If the new strictures put on travelers at airports by Homeland Security are annoying, just thank your lucky stars you weren’t an immigrant a hundred years ago at Ellis Island.
This seems to be one of the underlying allegories of the film ‘The Golden Door’ (‘Il Nuovomondo’, lit. ‘The New World’ in Italian), along with the idea that in a sense, not much has changed in all this time in the way we treat immigrants and non-Americans.
The film centers on the story of two sets of immigrants aboard a ship to Ellis Island from the south of Italy. One is a family from Sicily, the Mancusos, whose lives are scratching the bottom of the barrel when they finally decide to go to American and find those purported ‘trees full of money.’
The other is a lonely British woman, played by Charlotte Gainsbourg (‘The Science of Sleep’), traveling alone, wearing beautiful, luxurious clothes that obviously set her apart from her poor Italian counterparts.
The news of a foreign woman traveling alone quickly circulates on board the ship, and soon tall tales proliferate that Lucy — the Italians call her ‘Luce’ (‘light’ in Italian) — is in need of a husband in order to enter America.
Lucy, however, before leaving Italy, has asked Salvatore, the patriarch of the Mancuso family, to take her under their protection while traveling, something Salvatore undertakes with gusto, astounded as he is by Lucy’s beauty, so very different from that of the girls ‘back home.’
Eschewing typical conventions that set up the story for the viewers, the film reaches out to its audience in different ways, alternately horrifying us with ultra-realistic depictions of the conditions aboard the ships that brought poor and rich alike to the New World and delighting us with fantasy sequences involving rivers of milk and fields full of giant-sized carrots.
There are moments when the story of the characters gives way to pure meditations on the immigrant experience, and the viwer is transported back in time to listen to a plaintive southern Italian folk song or to cringe as officials at Ellis Island ‘test’ the intelligence of the incoming immigrants with logic exams that make no logical sense to the Italians whatsoever.
Although, in the end, Lucy and Salvatore are able to make their way successfully into the New World, along with Salvatore’s son and brother, Salvatore’s mother, a tiny, ascerbic woman who refuses the examinations and tests, decides to return home. The film ends inconclusively in that we never see the New World the characters have toiled so hard to reach.

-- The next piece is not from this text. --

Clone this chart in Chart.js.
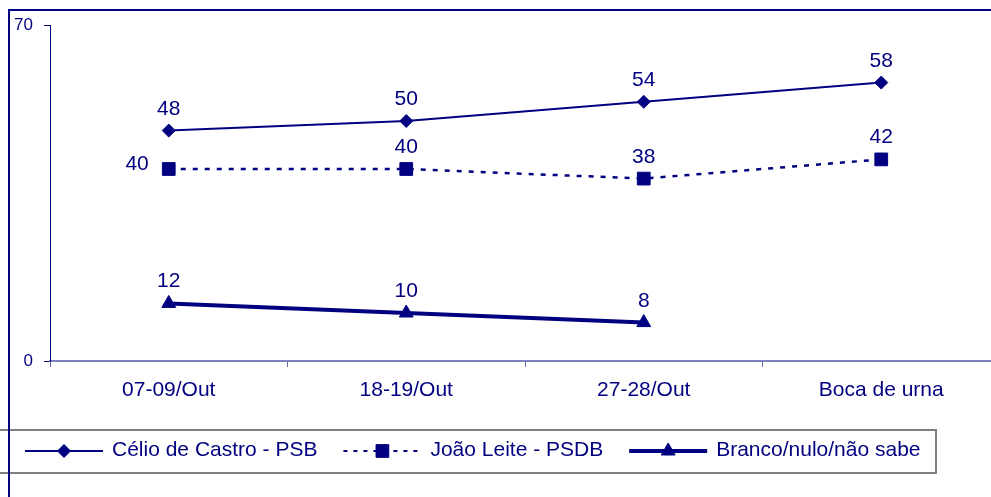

However, the film is not about that. It is, instead, an unflinching look at the harrowing immigrant experience of the early 20th century, as well as the equally harrowing conditions back home that forced so many into a New World that was not especially anxious to receive them.
It is also an homage, of sorts, to our own hardy ancestors, who wanted something better and came after it, as well as a reminder that immigrants now are no different from those who became the backbone of America, in that they all want a better way of life from the one they left behind, no matter what it takes to get there.